There are some people who, no matter what they do, are just entertaining. They can turn the most mundane task into something comical, without even trying, and then when they switch their settings to "joker", they're larger than life. When the comedian and actor Tiffany Haddish was announcing the Oscar nominees – a stagnant and unnatural rigmarole – alongside Andy Serkis, the actor better known as Gollum, she knocked some craic out of a very straight job.
By exaggerating accents for names she couldn't pronounce, drawling out the midwestern tones whenever Three Billboards Outside Ebbing, Missouri was nominated and making Dunkirk sound like a shelved prototype of KerPlunk, she brought a lightness to a very stiff affair. And that is why we are nominating Haddish as our new VBF because she brings the lols wherever she goes.
Vanity Fair says that she is "the funniest person alive right now" and in November, she was the first black female comic to host Saturday Night Live. Ever. For this big gig, she reached out to Whoopi Goldberg for some advice, thinking she that had been a host at least once in the 36 years of career. She hadn't and this was her warning: "You the first, bitch, you better do a good job."
Sitcoms
The LA gal has been working her way up through various sitcoms since 2005 but she bombed her way into our lives and our hearts as the loud-mouthed and loose-living Dina, alongside Queen Latifah, Regina Hall and Jada Pinkett Smith, in 2017's Girls Trip. While the movie itself is like Marmite for anyone that endured/enjoyed it, Haddish steals every scene. Her natural charm is impossible to contain and, according to an interview she did with the New York Times, she was given the freedom to play around with her lines so up to 85 per cent of what we saw of her onscreen was all her. Having had a difficult childhood – she and her five young siblings spent three years in foster care after her stepfather tampered with the brakes of her mother's car, leading to an accident that caused permanent brain damage – she used humour as a shield. In 1997, when she was just 17 years old, her social worker offered her the ultimatum of a place in the Laugh Factory Comedy Camp, a camp for underprivileged children in and around Hollywood, or psychiatric therapy. She chose camp.

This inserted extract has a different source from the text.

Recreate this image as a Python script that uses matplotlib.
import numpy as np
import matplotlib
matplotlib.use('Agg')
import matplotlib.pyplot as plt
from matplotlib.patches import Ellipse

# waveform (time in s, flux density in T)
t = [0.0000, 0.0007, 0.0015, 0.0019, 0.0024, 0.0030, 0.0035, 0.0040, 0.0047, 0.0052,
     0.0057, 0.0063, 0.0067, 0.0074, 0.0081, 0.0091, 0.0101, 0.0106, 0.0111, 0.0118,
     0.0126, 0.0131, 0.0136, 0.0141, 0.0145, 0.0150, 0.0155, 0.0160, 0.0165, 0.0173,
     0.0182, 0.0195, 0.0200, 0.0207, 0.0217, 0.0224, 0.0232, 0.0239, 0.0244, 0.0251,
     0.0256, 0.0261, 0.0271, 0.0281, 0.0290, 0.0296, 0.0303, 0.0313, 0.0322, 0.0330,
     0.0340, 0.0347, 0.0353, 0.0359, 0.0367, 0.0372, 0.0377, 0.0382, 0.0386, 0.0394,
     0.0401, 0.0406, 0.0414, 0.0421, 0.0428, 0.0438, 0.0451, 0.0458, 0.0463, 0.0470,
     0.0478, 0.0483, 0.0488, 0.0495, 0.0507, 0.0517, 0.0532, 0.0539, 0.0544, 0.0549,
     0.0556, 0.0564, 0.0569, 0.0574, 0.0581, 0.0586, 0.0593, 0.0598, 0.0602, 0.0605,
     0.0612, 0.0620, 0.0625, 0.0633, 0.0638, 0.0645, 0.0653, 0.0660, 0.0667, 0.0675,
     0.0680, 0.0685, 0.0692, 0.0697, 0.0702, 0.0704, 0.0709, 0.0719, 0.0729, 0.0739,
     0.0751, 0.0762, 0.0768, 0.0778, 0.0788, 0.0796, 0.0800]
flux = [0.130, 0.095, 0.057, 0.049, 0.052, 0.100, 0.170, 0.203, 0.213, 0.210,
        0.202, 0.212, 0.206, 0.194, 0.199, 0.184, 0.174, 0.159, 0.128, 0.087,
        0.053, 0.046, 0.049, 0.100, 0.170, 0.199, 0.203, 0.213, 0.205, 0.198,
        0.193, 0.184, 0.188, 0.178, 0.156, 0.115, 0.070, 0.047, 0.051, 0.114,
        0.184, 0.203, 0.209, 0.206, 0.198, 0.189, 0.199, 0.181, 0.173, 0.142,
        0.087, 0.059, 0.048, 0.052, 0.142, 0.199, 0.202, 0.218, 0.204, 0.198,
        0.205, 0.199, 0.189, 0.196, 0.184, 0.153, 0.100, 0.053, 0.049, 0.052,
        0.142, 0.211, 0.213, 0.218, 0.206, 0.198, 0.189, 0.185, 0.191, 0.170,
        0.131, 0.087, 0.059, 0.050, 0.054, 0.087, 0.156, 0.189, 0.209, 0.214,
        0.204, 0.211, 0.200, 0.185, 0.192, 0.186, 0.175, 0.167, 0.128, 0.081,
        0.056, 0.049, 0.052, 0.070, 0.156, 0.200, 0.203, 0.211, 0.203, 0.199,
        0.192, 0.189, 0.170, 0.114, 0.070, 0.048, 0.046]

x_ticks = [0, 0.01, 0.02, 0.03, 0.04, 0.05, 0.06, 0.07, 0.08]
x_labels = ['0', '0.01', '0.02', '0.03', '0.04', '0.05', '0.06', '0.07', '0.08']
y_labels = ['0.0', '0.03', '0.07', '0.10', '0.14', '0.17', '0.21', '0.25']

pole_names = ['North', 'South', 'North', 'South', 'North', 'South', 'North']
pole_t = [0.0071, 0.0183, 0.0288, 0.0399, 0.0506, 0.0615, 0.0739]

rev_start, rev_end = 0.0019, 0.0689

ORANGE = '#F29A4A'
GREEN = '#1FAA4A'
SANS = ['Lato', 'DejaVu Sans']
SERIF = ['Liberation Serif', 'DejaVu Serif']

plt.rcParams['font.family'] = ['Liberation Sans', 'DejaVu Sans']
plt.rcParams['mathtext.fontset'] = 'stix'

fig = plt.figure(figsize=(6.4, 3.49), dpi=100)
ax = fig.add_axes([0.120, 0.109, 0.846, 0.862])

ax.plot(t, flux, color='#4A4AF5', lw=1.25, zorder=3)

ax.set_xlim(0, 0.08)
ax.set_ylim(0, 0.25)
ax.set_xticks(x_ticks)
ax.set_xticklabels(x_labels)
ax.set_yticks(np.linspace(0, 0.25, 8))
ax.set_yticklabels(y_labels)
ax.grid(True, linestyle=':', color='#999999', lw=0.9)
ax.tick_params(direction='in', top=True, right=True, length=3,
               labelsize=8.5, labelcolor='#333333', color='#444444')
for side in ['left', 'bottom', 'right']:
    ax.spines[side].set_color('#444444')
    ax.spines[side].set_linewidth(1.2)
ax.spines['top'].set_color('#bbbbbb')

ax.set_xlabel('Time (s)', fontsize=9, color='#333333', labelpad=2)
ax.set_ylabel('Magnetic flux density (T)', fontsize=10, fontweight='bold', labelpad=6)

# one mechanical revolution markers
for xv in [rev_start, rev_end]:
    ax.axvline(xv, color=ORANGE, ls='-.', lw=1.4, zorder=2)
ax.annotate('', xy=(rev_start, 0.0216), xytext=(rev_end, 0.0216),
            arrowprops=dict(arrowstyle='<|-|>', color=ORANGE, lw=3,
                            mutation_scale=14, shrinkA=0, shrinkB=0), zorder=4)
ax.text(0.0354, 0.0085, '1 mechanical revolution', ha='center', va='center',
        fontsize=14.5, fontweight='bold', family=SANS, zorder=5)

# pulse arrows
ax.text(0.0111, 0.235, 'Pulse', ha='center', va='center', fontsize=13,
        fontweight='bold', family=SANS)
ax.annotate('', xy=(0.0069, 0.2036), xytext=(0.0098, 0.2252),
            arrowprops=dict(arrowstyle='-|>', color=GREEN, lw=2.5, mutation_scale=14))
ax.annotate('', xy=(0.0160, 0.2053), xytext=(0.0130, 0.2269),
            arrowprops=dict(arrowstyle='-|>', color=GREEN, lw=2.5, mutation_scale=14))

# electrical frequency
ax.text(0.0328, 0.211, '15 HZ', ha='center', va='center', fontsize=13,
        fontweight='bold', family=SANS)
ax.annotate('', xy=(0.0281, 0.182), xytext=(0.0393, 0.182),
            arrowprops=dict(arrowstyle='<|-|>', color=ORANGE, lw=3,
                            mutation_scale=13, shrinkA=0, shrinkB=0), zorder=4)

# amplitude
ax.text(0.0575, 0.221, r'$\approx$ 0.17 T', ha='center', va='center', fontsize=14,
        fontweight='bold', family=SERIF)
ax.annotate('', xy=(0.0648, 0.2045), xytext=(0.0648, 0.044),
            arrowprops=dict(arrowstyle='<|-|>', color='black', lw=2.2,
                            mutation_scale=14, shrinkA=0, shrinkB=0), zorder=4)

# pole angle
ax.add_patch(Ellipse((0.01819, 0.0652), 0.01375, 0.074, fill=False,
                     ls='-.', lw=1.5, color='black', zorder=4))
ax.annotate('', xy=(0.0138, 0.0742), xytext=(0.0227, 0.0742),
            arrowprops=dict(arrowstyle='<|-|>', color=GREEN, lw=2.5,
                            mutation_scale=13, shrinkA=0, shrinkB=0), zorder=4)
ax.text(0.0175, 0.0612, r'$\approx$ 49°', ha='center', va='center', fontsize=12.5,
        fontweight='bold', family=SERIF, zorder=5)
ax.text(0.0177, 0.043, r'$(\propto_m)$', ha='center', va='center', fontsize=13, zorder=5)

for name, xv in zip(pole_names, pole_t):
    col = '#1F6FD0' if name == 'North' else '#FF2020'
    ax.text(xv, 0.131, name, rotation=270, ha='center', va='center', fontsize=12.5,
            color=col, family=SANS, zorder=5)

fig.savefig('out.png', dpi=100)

Now at 38 years of age, she won the New York Film Critics Circle best supporting actress award and the American Black Film Festival Rising Icon Award for her performance in Girls Trip, her book The Last Black Unicorn is a New York Times bestseller and on top of announcing a stand-up tour and landing a role opposite Tracy Morgan in TBS' The Last OG, she just signed a two-year first look-deal with HBO. That means that anything she makes, they want it. It's all go. Haddish is the human definition of YOLO and it looks as though everything is falling beautifully and deservedly into place for her. Whether or not she's just being herself at a stuffy media gig or stealing yet another scene in her next TV project, we're the lucky ones who can just lap it all up.
Unfriending: It's remarkable that noted portrait photographer Annie Leibovitz can make some of the most aesthetically pleasing humans look like propped up corpses every year for her Vanity Fair Hollywood Issue spread. Lifeless and terribly photoshopped (Oprah has three hands in one of the photos), if they were your wedding photographer you'd demand your money back.